By: Stephen Luntz/IFL Science Children whose maternal grandmother smoked during pregnancy are more likely to be diagnosed with Autism, a study of UK children has found. There’s an even greater discrepancy in the proportion of girls who show certain autism-like traits. Given the enormous problems associated with inaccurate reports of autism’s causes, much care needs to be taken before assuming causation. However, if the connection is confirmed, it would have profound implications for thinking both about autism itself and about the effect of smoking on developing embryos.

Studies looking for an association between smoking during pregnancy and ASD have produced mixed results. Since smoking can affect both mitochondrial and nuclear DNA in eggs being produced in an early embryo, and ASD is associated with increased mutation rates, Professor Marcus Pembrey of the University of Bristol thought it worth looking back a generation at whether mothers were exposed to tobacco in the womb.

In a sample of 14,500 children born in the 1990s, children whose grandmother smoked while pregnant with the child’s mother were 53 percent more likely to be diagnosed with autism spectrum disorder (ASD) than those whose grandmothers did not. The effect, published in Scientific Reports, was stronger with granddaughters than grandsons, and, after controlling for other factors, girls were 67 percent more likely to have poor social communication skills and repetitive behaviors if their grandmother smoked.

“In terms of mechanisms, there are two broad possibilities. There is DNA damage that is transmitted to the grandchildren or there is some adaptive response to the smoking that leaves the grandchild more vulnerable to ASD,” Pembrey said in a statement. “More specifically, we know smoking can damage the DNA of mitochondria – the numerous “power-packs” contained in every cell, and mitochondria are only transmitted to the next generation via the mother’s egg. The initial mitochondrial DNA mutations often have no overt effect on the mother herself, but the impact can increase when transmitted to her own children.”
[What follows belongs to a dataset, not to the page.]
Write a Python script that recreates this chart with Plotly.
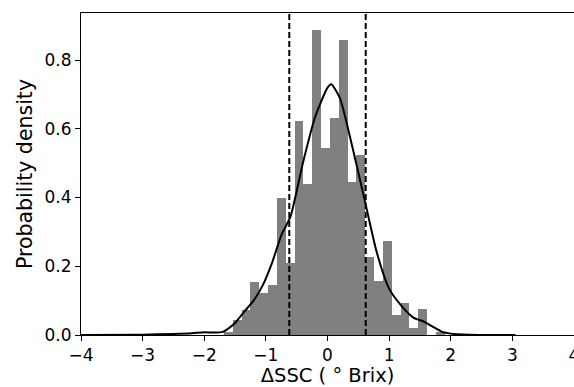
import plotly.graph_objects as go

# Histogram (probability density), 25 equal bins
bin_start = -1.68
bin_width = 0.1433
density = [0.010, 0.045, 0.073, 0.154, 0.121, 0.145, 0.399, 0.209, 0.623, 0.438,
           0.889, 0.543, 0.631, 0.858, 0.445, 0.524, 0.228, 0.157, 0.273, 0.058,
           0.092, 0.021, 0.076, 0.000, 0.009]

# KDE curve
kde_x = [-4.0, -3.0, -2.5, -2.2, -2.0, -1.85, -1.7, -1.6, -1.5, -1.35, -1.2, -1.05,
         -0.9, -0.75, -0.6, -0.4, -0.2, 0.0, 0.06, 0.2, 0.4, 0.6, 0.8, 1.0, 1.2,
         1.4, 1.55, 1.7, 1.85, 2.0, 2.3, 3.05]
kde_y = [0.0, 0.001, 0.003, 0.005, 0.008, 0.007, 0.009, 0.02, 0.035, 0.068, 0.10, 0.145,
         0.21, 0.29, 0.345, 0.50, 0.635, 0.72, 0.73, 0.69, 0.55, 0.395, 0.24, 0.135, 0.085,
         0.05, 0.04, 0.025, 0.01, 0.004, 0.001, 0.0]

# Dashed limits
limits = [-0.62, 0.62]

x_ticks = [-4, -3, -2, -1, 0, 1, 2, 3, 4]
y_ticks = [0.0, 0.2, 0.4, 0.6, 0.8]

centers = [bin_start + bin_width * (i + 0.5) for i in range(len(density))]

fig = go.Figure()
fig.add_trace(go.Bar(x=centers, y=density, width=[bin_width] * len(density),
                     marker=dict(color="#808080", line=dict(width=0)),
                     showlegend=False))
fig.add_trace(go.Scatter(x=kde_x, y=kde_y, mode="lines",
                         line=dict(color="black", width=2, shape="spline", smoothing=0.6),
                         showlegend=False))
for v in limits:
    fig.add_shape(type="line", x0=v, x1=v, y0=0, y1=1, xref="x", yref="paper",
                  line=dict(color="black", width=2, dash="6px,3px"))

font = "DejaVu Sans, sans-serif"
fig.update_layout(
    width=574, height=387,
    margin=dict(l=81, r=0, t=13, b=52, autoexpand=False),
    paper_bgcolor="white", plot_bgcolor="white",
    bargap=0,
    font=dict(family=font, size=17, color="black"),
    xaxis=dict(range=[-4, 4], tickvals=x_ticks, ticks="outside", ticklen=5,
               tickwidth=1, tickcolor="black", showline=True, linecolor="black",
               linewidth=1, mirror=True, showgrid=False, zeroline=False,
               ticklabeloverflow="allow", automargin=False,
               title=dict(text="ΔSSC ( ° Brix)", font=dict(size=19.5), standoff=7),
               tickfont=dict(size=17)),
    yaxis=dict(range=[0, 0.937], tickvals=y_ticks, tickformat=".1f", ticks="outside",
               ticklen=5, tickwidth=1, tickcolor="black", showline=True,
               linecolor="black", linewidth=1, showgrid=False, zeroline=False,
               automargin=False,
               title=dict(text="Probability density", font=dict(size=20.5), standoff=6),
               tickfont=dict(size=17)),
)
fig.write_html("out.html")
The authors admit they cannot explain the sex differences in the outcomes.

ASD is diagnosed at far higher rates than just a few decades ago. Some, and possibly all, of this increase, is a result of changed definitions and greater awareness, leading to children being diagnosed with symptoms that would have been ignored in previous generations. Nevertheless, it’s not just anti-vaccine campaigners who think some of the increase is real, leading to a search for environmental causes.

The proportion of UK women smoking has fallen more slowly, as in most of the developed world, than that of men. Nevertheless, it has dropped by more than 50 percent since the early 1970s. For health effects that take at least a generation to show up, however, we may not see the consequences for some time.